The Secret of Terror Castle, by Alfred Hitchcock, Lunário, by Al Berto, and The Metamorphosis, by Kafka, are some of Valter Hugo Mãe’s most precious books. These are the gems of a writer that is, himself, already considered a literary gem in the city of Porto, Portugal and the rest of the world.
Livraria Lello: Do you keep any special book in your library? A book with a special and value? How did it touch you as a writer?
Valter Hugo Mãe: Among the books, I keep as treasure is the first book I ever bought – I was only ten years old when I got The Secret of Terror Castle, by Alfred Hitchcock. It was a turning point in my life. Something in the cover captured my attention.
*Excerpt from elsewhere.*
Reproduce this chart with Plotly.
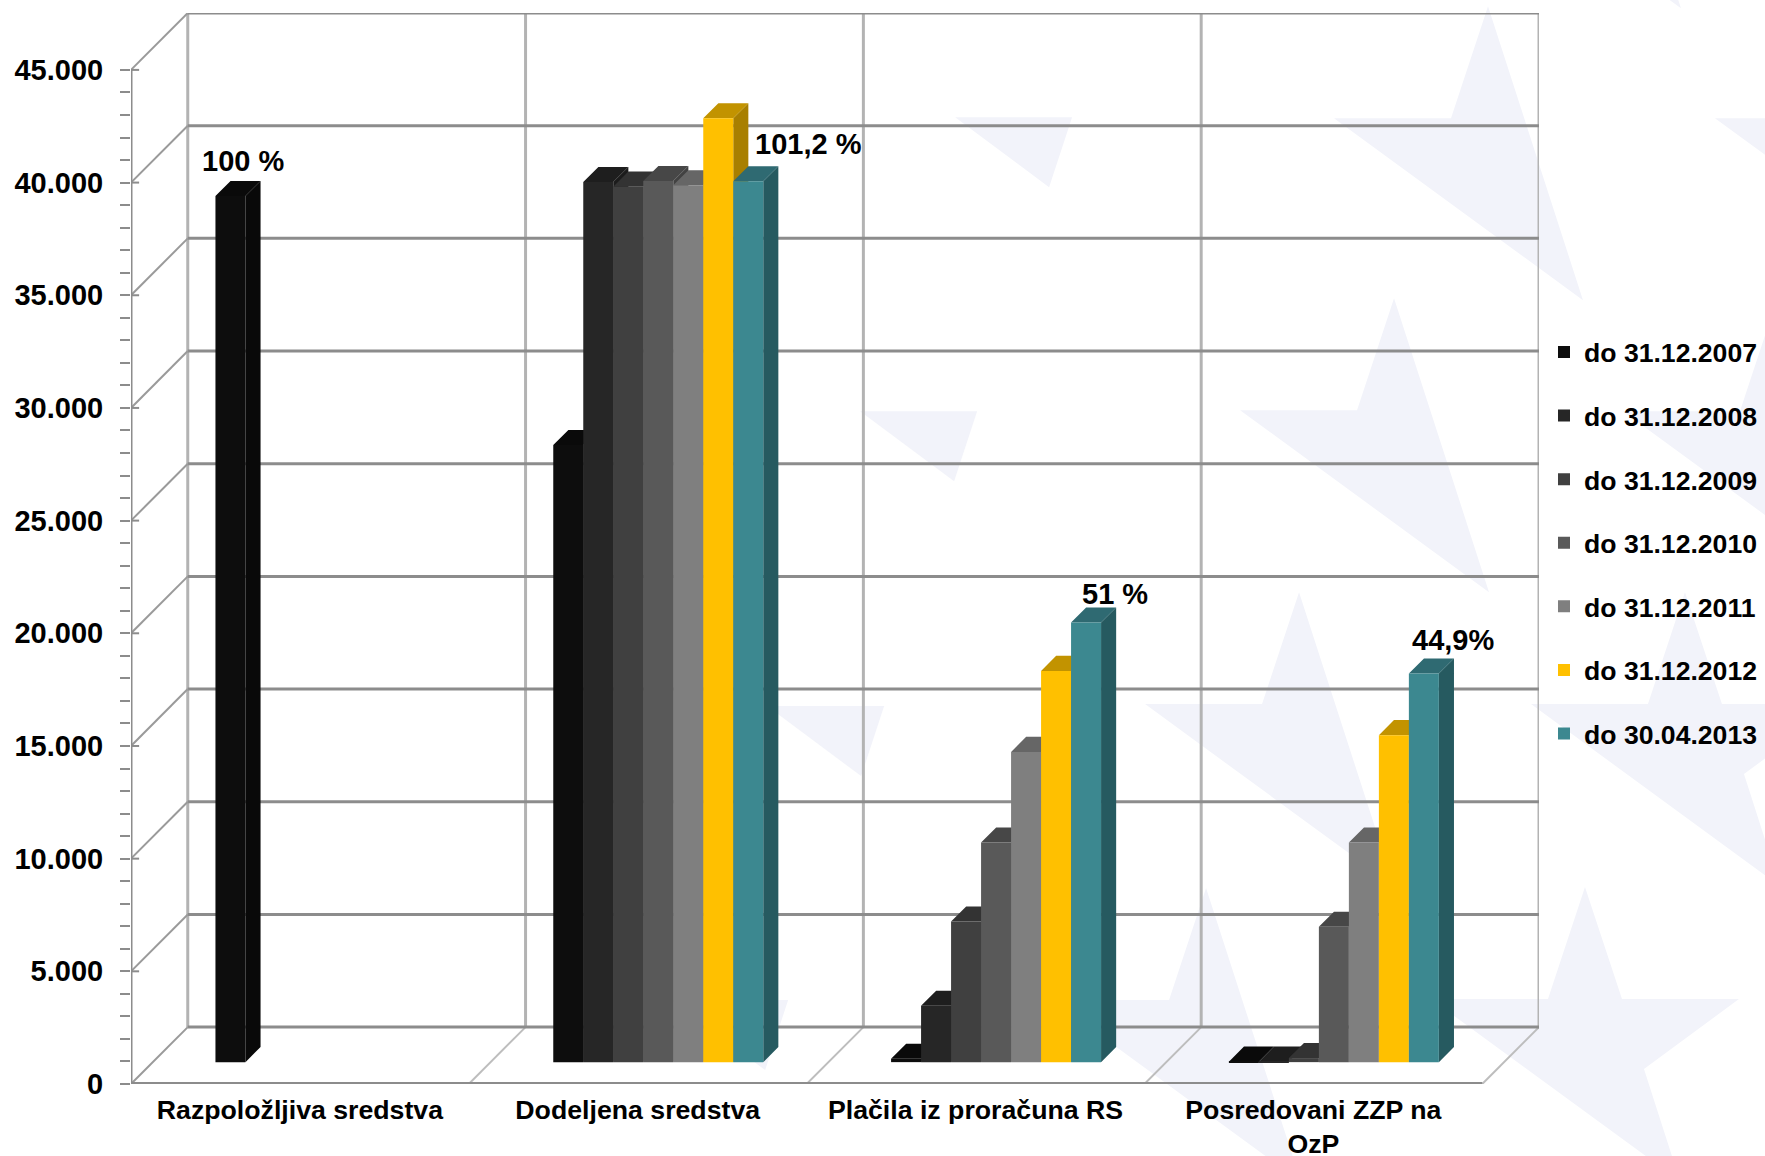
import plotly.graph_objects as go

# ---------- data ----------
categories = ["Razpoložljiva sredstva", "Dodeljena sredstva", "Plačila iz proračuna RS", "Posredovani ZZP na<br>OzP"]
series_names = ["do 31.12.2007", "do 31.12.2008", "do 31.12.2009", "do 31.12.2010",
                "do 31.12.2011", "do 31.12.2012", "do 30.04.2013"]
v2007 = [38435, 27380, 150, 20]
v2008 = [None, 39055, 2498, 20]
v2009 = [None, 38850, 6242, 180]
v2010 = [None, 39100, 9747, 6003]
v2011 = [None, 38910, 13766, 9747]
v2012 = [None, 41880, 17360, 14507]
v2013 = [None, 39090, 19508, 17245]
series_values = [v2007, v2008, v2009, v2010, v2011, v2012, v2013]
front_colors = ["#0d0d0d", "#262626", "#404040", "#595959", "#7f7f7f", "#ffc000", "#3c8890"]
top_colors = ["#0a0a0a", "#1e1e1e", "#333333", "#474747", "#666666", "#c29300", "#2f6a72"]
side_colors = ["#090909", "#1c1c1c", "#2f2f2f", "#424242", "#5f5f5f", "#a87f00", "#265a60"]
y_major = [0, 5000, 10000, 15000, 20000, 25000, 30000, 35000, 40000, 45000]
y_labels = ["0", "5.000", "10.000", "15.000", "20.000", "25.000", "30.000", "35.000", "40.000", "45.000"]
y_minor = [1000, 2000, 3000, 4000, 6000, 7000, 8000, 9000, 11000, 12000, 13000, 14000, 16000, 17000, 18000, 19000,
           21000, 22000, 23000, 24000, 26000, 27000, 28000, 29000, 31000, 32000, 33000, 34000, 36000, 37000, 38000,
           39000, 41000, 42000, 43000, 44000]
# (category index, series index, text, x shift px, y shift px)
bar_labels = [(0, 0, "100 %", 12.5, -2), (1, 5, "101,2 %", 90, 59), (2, 6, "51 %", 29, 5), (3, 6, "44,9%", 29, 0)]
star_apexes = [(1488, 6), (1394, 298), (1777, 299), (1869, 6), (1299, 592), (1206, 888), (1586, -286)]
full_star_apexes = [(1685, 592), (1585, 887)]
arm_apexes = [(1109, 5), (1014, 299), (921, 594), (825, 888)]

# ---------- geometry ----------
W, H = 1765, 1156
L, R, T, B = 130.7, 1539.0, 12.7, 1084.0
DX, DY = 0.168, 2525          # wall depth in axis units
BASE_X, BASE_Y = 0.25, 970    # bar front plane
BAR_W = 0.0888
BAR_DX, BAR_DY = 0.0447, 670  # bar depth
AXIS_GREY, WALL_GREY, FLOOR_GREY = "#8c8c8c", "#b3b3b3", "#bdbdbd"
STAR = "#f2f3fa"
FONT = "Liberation Sans"


def px(p):
    return (p - L) / (R - L)


def py(p):
    return 1 - (p - T) / (B - T)


def poly(points):
    return "M " + " L ".join(f"{px(a):.5f},{py(b):.5f}" for a, b in points) + " Z"


shapes = []


def bg(points):
    shapes.append(dict(type="path", path=poly(points), xref="paper", yref="paper",
                       fillcolor=STAR, line_width=0, layer="below"))


for ax, ay in star_apexes:
    bg([(ax, ay), (ax + 95, ay + 294), (ax - 154, ay + 112), (ax - 37, ay + 112)])
for ax, ay in full_star_apexes:
    bg([(ax, ay), (ax + 37, ay + 112), (ax + 154, ay + 112), (ax + 59, ay + 182), (ax + 95, ay + 294),
        (ax - 154, ay + 112), (ax - 37, ay + 112)])
for ax, ay in arm_apexes:
    bg([(ax - 154, ay + 112), (ax - 37, ay + 112), (ax - 60, ay + 182)])


def seg(x0, y0, x1, y1, color, width):
    shapes.append(dict(type="line", xref="x", yref="y", x0=x0, y0=y0, x1=x1, y1=y1,
                       line=dict(color=color, width=width), layer="below"))


n = len(categories)
for k in range(n + 1):
    seg(k + DX, DY, k + DX, y_major[-1] + DY, WALL_GREY, 3)
for k in range(1, n + 1):
    seg(k, 0, k + DX, DY, FLOOR_GREY, 2)
for v in y_major:
    seg(DX, v + DY, n + DX, v + DY, AXIS_GREY, 3)
    seg(0, v, DX, v + DY, "#9a9a9a", 2)
    seg(0, v, 0.024, v, AXIS_GREY, 2)
seg(0, 0, 0, y_major[-1], AXIS_GREY, 3)
seg(0, 0, n, 0, AXIS_GREY, 4)

# ---------- traces ----------
fig = go.Figure()
for i, (name, vals) in enumerate(zip(series_names, series_values)):
    xs = [c + BASE_X + i * BAR_W for c in range(n)]
    side_x, side_y, top_x, top_y = [], [], [], []
    for x, v in zip(xs, vals):
        if v is None:
            continue
        xr = x + BAR_W
        yt = BASE_Y + v
        side_x += [xr, xr + BAR_DX, xr + BAR_DX, xr, xr, None]
        side_y += [BASE_Y, BASE_Y + BAR_DY, yt + BAR_DY, yt, BASE_Y, None]
        top_x += [x, x + BAR_DX, xr + BAR_DX, xr, x, None]
        top_y += [yt, yt + BAR_DY, yt + BAR_DY, yt, yt, None]
    for px_, py_, col in ((side_x, side_y, side_colors[i]), (top_x, top_y, top_colors[i])):
        fig.add_trace(go.Scatter(x=px_, y=py_, mode="lines", fill="toself", fillcolor=col,
                                 line=dict(width=0, color=col), hoverinfo="skip",
                                 showlegend=False, zorder=2 * i, legendgroup=name))
    fig.add_trace(go.Bar(x=[x + BAR_W / 2 for x in xs], y=vals, base=BASE_Y, width=BAR_W, name=name,
                         marker=dict(color=front_colors[i], line_width=0), zorder=2 * i + 1,
                         legendgroup=name))

annotations = []
for c, s, text, dx, dy in bar_labels:
    annotations.append(dict(x=c + BASE_X + (s + 0.5) * BAR_W, y=BASE_Y + series_values[s][c] + BAR_DY,
                            text=text, showarrow=False, xanchor="center", yanchor="bottom",
                            xshift=dx, yshift=-dy,
                            font=dict(family=FONT, size=29, weight=700, color="#000000")))

fig.update_layout(
    width=W, height=H, autosize=False,
    margin=dict(l=L, r=W - R, t=T, b=H - B, pad=0, autoexpand=False),
    paper_bgcolor="#ffffff", plot_bgcolor="rgba(0,0,0,0)",
    barmode="overlay", shapes=shapes, annotations=annotations,
    font=dict(family=FONT, color="#000000"),
    legend=dict(x=px(1544), y=py(328), xanchor="left", yanchor="top", bgcolor="rgba(0,0,0,0)",
                tracegroupgap=26, traceorder="grouped", groupclick="togglegroup",
                font=dict(family=FONT, size=26.6, weight=700, color="#000000")),
    xaxis=dict(range=[0, n + DX], tickmode="array", tickvals=[c + 0.5 for c in range(n)], ticktext=categories,
               showgrid=False, zeroline=False, showline=False, ticks="", automargin=False,
               ticklabelstandoff=7,
               tickfont=dict(family=FONT, size=26.7, weight=700, color="#000000")),
    yaxis=dict(range=[0, y_major[-1] + DY], tickmode="array", tickvals=y_major, ticktext=y_labels,
               showgrid=False, zeroline=False, showline=False, ticks="outside", ticklen=10, tickwidth=2,
               tickcolor=AXIS_GREY, ticklabelstandoff=11, automargin=False,
               minor=dict(tickmode="array", tickvals=y_minor, ticks="outside", ticklen=10, tickwidth=2,
                          tickcolor=AXIS_GREY),
               tickfont=dict(family=FONT, size=29, weight=700, color="#000000")),
)

fig.write_html("out.html", config=dict(displayModeBar=False),
               post_script="document.body.style.margin='0';document.body.style.overflow='hidden';")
After reading it, I understood that reality needed to be made of fantasy. I still have that book and it’s one of the most precious titles that sits on my library.
I also have a precious edition of Al Berto’s Lunário, a book that he sent me himself with a special and poetic dedication, that really moved me at that time, and still does; books signed by José Saramago and also by Eduardo Lourenço; several editions of Franz Kafka’s The Metamorphosis – a masterpiece that changed a lot of things in my life. The image of myself as a future writer was deeply influenced by Kafka’s The Metamorphosis, and I bought some editions on my travels.
I also keep a lot of poetry, that I’ve been proudly publishing throughout the years. Among these books, the complete works of Daniel Faria, Isabel de Sá and Inês Lourenço stand out… I care deeply for a lot of the books I have the chance to coordinate the edition and they have a special place on my shelves.
After so many years – I’m 48 years old, an age I never thought I would get to… I used to think people with this age were old and almost over and done… Now I understand that everything we read piles up enormously and the bonds we create with books are stronger by the day. They are more possessive and pleasurable – even when I don’t open or read them every day. The simple fact of knowing they’re there influences profoundly my happiness.
Maybe one day I might show my library in a different way. For now, it can live on these few words.